22. In the case of Directorate of Enforcement v/s. Subhash Shrama, the Hon’ble Supreme Court in paragraph no. 8 has held as under :-
“8. Once a Court, while dealing with a bail application, finds that the fundamental rights of the accused under Articles 21 and 22 of the Constitution of India have been violated while arresting the accused or after arresting him, it is the duty of the Court dealing with the bail application to release the accused on bail. The reason is that the arrest in such cases stands vitiated. It is the duty of every Court to uphold the fundamental rights guaranteed under Articles 21 and 22 of the Constitution.”
23. In the case of Vineet Jain (supra), the Hon’ble Supreme Court has observed as follows:-
“The offences alleged against the appellant are under Clauses (c), (f) and (h) of Section 132(1) of the Central Goods and Services Tax Act, 2017. The maximum sentence is of 5 years with fine. A charge-sheet has been filed. The appellant is in custody for a period of almost 7 months. The sentence is limited and in any case, the prosecution is based on documentary evidence. There are no antecedents.
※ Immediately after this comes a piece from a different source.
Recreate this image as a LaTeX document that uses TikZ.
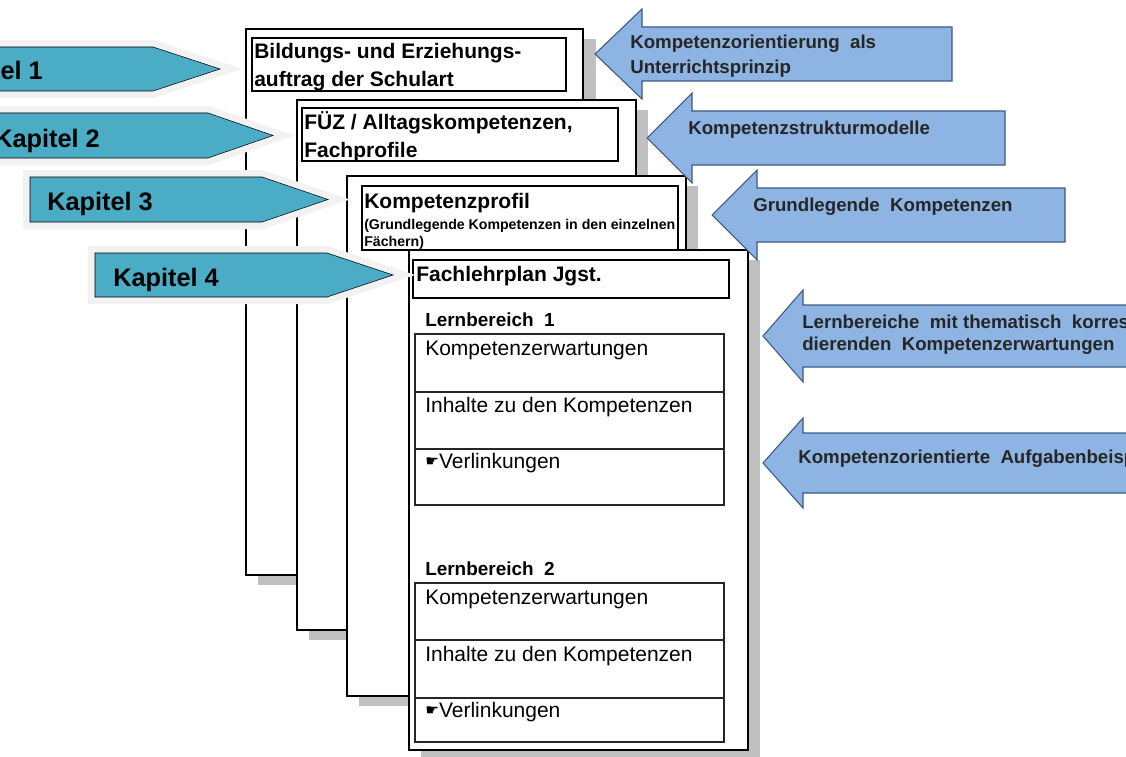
\documentclass[tikz,border=0pt]{standalone}
\usepackage{fontspec}
\setmainfont{Liberation Sans}
\newfontfamily\handfont{DejaVu Sans}
\usetikzlibrary{positioning}
\definecolor{kapitel}{HTML}{4BACC6}
\definecolor{kapitelrand}{HTML}{F2F2F2}
\definecolor{pfeil}{HTML}{8EB4E3}
\definecolor{pfeilrand}{HTML}{3A5A85}
\definecolor{schatten}{HTML}{C0C0C0}
\newcommand{\hand}{{\handfont\fontsize{11.5}{11.5}\selectfont\raisebox{1.5pt}{☛}}}

\tikzset{
  blatt/.style={draw=black, line width=0.9pt, fill=white},
  kopfbox/.style={draw=black, line width=1.6pt},
  zelle/.style={draw=black!85, line width=0.9pt},
  kapitelpfeil/.style={fill=kapitel, preaction={draw=kapitelrand, line width=10.5pt, line join=miter}},
  infopfeil/.style={fill=pfeil, draw=pfeilrand, line width=0.8pt, line join=miter},
  kapiteltext/.style={anchor=base west, inner sep=0pt, font=\bfseries\fontsize{19}{22}\selectfont},
  kopftext/.style={anchor=base west, inner sep=0pt, font=\bfseries\fontsize{15.75}{19}\selectfont},
  kleintext/.style={anchor=base west, inner sep=0pt, font=\bfseries\fontsize{10.6}{12}\selectfont},
  bereichtext/.style={anchor=base west, inner sep=0pt, font=\bfseries\fontsize{14.2}{16}\selectfont},
  zelltext/.style={anchor=base west, inner sep=0pt, font=\fontsize{15.75}{19}\selectfont},
  pfeiltext/.style={anchor=base west, inner sep=0pt, text=black!85, font=\bfseries\fontsize{14}{16}\selectfont}
}

\begin{document}
\begin{tikzpicture}[x=0.75pt, y=-0.75pt]
  \useasboundingbox (0,0) rectangle (1126,756);
  \clip (0,0) rectangle (1126,756);

  % Blaetter mit Schatten
  \fill[schatten] (258,39) rectangle (596,585);
  \draw[blatt] (246,29) rectangle (583,575);
  \fill[schatten] (309,110) rectangle (648,640);
  \draw[blatt] (297,100) rectangle (636,630);
  \fill[schatten] (359,186) rectangle (698,706);
  \draw[blatt] (347,176) rectangle (686,696);
  \fill[schatten] (421,260) rectangle (760,760);
  \draw[blatt] (409,250) rectangle (748,750);

  % Kopfzeilen
  \draw[kopfbox] (252,38) rectangle (566,91);
  \node[kopftext] (bildung1) at (254,59) {Bildungs- und Erziehungs-};
  \node[kopftext] (bildung2) at (254,87) {auftrag der Schulart};
  \draw[kopfbox] (302,108) rectangle (618,161);
  \node[kopftext] (fuez1) at (304,130) {FÜZ\ /\ Alltagskompetenzen,};
  \node[kopftext] (fuez2) at (304,157) {Fachprofile};
  \draw[kopfbox] (362,186) rectangle (678,250);
  \node[kopftext] (profil) at (364,208) {Kompetenzprofil};
  \node[kleintext] (profil1) at (364,229) {(Grundlegende Kompetenzen in den einzelnen};
  \node[kleintext] (profil2) at (364,246) {Fächern)};
  \draw[kopfbox] (413,260) rectangle (729,298);
  \node[kopftext] (lehrplan) at (416,281) {Fachlehrplan Jgst.};

  % Lernbereich 1
  \node[bereichtext] (bereich1) at (425,326) {Lernbereich\ \ 1};
  \draw[zelle] (415,334) rectangle (724,505);
  \draw[zelle] (415,392) -- (724,392);
  \draw[zelle] (415,449) -- (724,449);
  \node[zelltext] (erwart1) at (425,355) {Kompetenzerwartungen};
  \node[zelltext] (inhalt1) at (425,412) {Inhalte zu den Kompetenzen};
  \node[zelltext] (link1) at (425,468) {\hand Verlinkungen};

  % Lernbereich 2
  \node[bereichtext] (bereich2) at (425,575) {Lernbereich\ \ 2};
  \draw[zelle] (415,583) rectangle (724,742);
  \draw[zelle] (415,640) -- (724,640);
  \draw[zelle] (415,698) -- (724,698);
  \node[zelltext] (erwart2) at (425,604) {Kompetenzerwartungen};
  \node[zelltext] (inhalt2) at (425,661) {Inhalte zu den Kompetenzen};
  \node[zelltext] (link2) at (425,717) {\hand Verlinkungen};

  % Pfeile rechts
  \draw[infopfeil] (595,54) -- (642,9) -- (642,27) -- (952,27) -- (952,81) -- (642,81) -- (642,99) -- cycle;
  \node[pfeiltext] (prinzip1) at (630,49) {Kompetenzorientierung\ \ als};
  \node[pfeiltext] (prinzip2) at (630,74) {Unterrichtsprinzip};
  \draw[infopfeil] (647,138) -- (692,93) -- (692,111) -- (1005,111) -- (1005,165) -- (692,165) -- (692,183) -- cycle;
  \node[pfeiltext] (modelle) at (688,134) {Kompetenzstrukturmodelle};
  \draw[infopfeil] (712,215) -- (757,170) -- (757,188) -- (1065,188) -- (1065,242) -- (757,242) -- (757,260) -- cycle;
  \node[pfeiltext] (grundlegend) at (753,211) {Grundlegende\ \ Kompetenzen};
  \draw[infopfeil] (763,336) -- (803,290) -- (803,305) -- (1140,305) -- (1140,367) -- (803,367) -- (803,382) -- cycle;
  \node[pfeiltext] (thematisch1) at (802,328) {Lernbereiche\ \ mit thematisch\ \ korrespon-};
  \node[pfeiltext] (thematisch2) at (802,350) {dierenden\ \ Kompetenzerwartungen};
  \draw[infopfeil] (763,463) -- (803,418) -- (803,433) -- (1140,433) -- (1140,493) -- (803,493) -- (803,508) -- cycle;
  \node[pfeiltext] (aufgaben) at (798,463) {Kompetenzorientierte\ \ Aufgabenbeispiele};

  % Kapitel-Pfeile links
  \draw[kapitelpfeil] (-80,47) -- (153,47) -- (220,69) -- (153,91) -- (-80,91) -- cycle;
  \node[kapiteltext] (kap1) at (-63,80) {Kapitel 1};
  \draw[kapitelpfeil] (-23,113) -- (208,113) -- (273,135.5) -- (208,158) -- (-23,158) -- cycle;
  \node[kapiteltext] (kap2) at (-6,147) {Kapitel 2};
  \draw[kapitelpfeil] (30,177) -- (262,177) -- (328,199.5) -- (262,222) -- (30,222) -- cycle;
  \node[kapiteltext] (kap3) at (47,210) {Kapitel 3};
  \draw[kapitelpfeil] (95,253) -- (327,253) -- (393,275) -- (327,297) -- (95,297) -- cycle;
  \node[kapiteltext] (kap4) at (113,286) {Kapitel 4};
\end{tikzpicture}
\end{document}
We are surprised to note that in a case like this, the appellant has been denied the benefit of bail at all levels, including the High Court and ultimately, he was forced to approach this Court. These are the cases where in normal course, before the Trial Courts, the accused should get bail unless there are some extra ordinary circumstances.”
24. Mr. Jitendra Mishra and Mr. Saket Ketkar, the learned Special Public Prosecutors, submit that the Applicant has another case of the similar nature at Surat, Gujarat. They therefore distinguished the decision in the case of Vineet Jain (supra) by placing reliance on the observation made therein to the extent that Vineet Jain had no antecedents. It is trite law that pendency of criminal cases against the accused by themselves cannot be the basis for refusal for bail. Discretion in granting bail is required to be exercised by considering the relevant material (see Prabhakar Tewari v/s. The State of U.P. and Another(2020)11 SCC 648).
25. For the reasons recorded hereinabove, arrest of the Applicant is illegal, warranting grant of bail to the Applicant.
26. In view of the above, the present Bail Application is allowed on the following conditions :-
a. Applicant is directed to be released on bail in connection with Case No. DGGI/INT/INTL/1479/2023- Gr C-O/o ADG-DGGI-ZU-PUNE filed by the Senior Intelligence Officer, Directorate General of GST Intelligence (DGGI), Pune Zonal Unit, Pune for the offences punishable under Sections 132(1)(b), 132(1) (C), 132(1)(i) and 132(2) read with Section 132(5) of the Central Goods and Services Tax Act, 2017 on executing P.R. Bond in the sum of Rs. 1,00,000/- (Rupees One Lakh Only) with two local sureties in the like amount to the satisfaction of the Chief Judicial Magistrate, Pune.
b. Applicant shall not directly or indirectly make any inducement, threat or promise to any person acquainted with facts of accusation, so as to dissuade him from disclosing such facts to the Court or to any police officer.
c. Applicant shall not tamper with the prosecution witnesses and evidence in any manner.
d. Applicant shall co-operate in the conduct of the trial in RCC No. 2301 of 2024 and shall attend the hearing before the Court of the Chief Judicial Magistrate, Pune on each and every date, unless exempted from appearance.
e. Applicant upon his release, within a period of three days, shall furnish his cell phone number and his residential address with proof to the Senior Intelligence Officer, DGGI, Pune Zonal Unit, Pune and shall keep the same updated, in case of any change thereto.
f. Applicant shall deposit/surrender his passport to the Senior Intelligence Officer, DGGI, Pune Zonal Unit, Pune, if not surrendered in any other case. Passport be deposited within a period of three days from his release.
g. Applicant shall not leave the State of Maharashtra without prior written permission of the Senior Intelligence Officer, DGGI, Pune Zonal Unit, Pune.
27. Criminal Bail Application No. 420 of 2025 stands disposed of in the above said terms.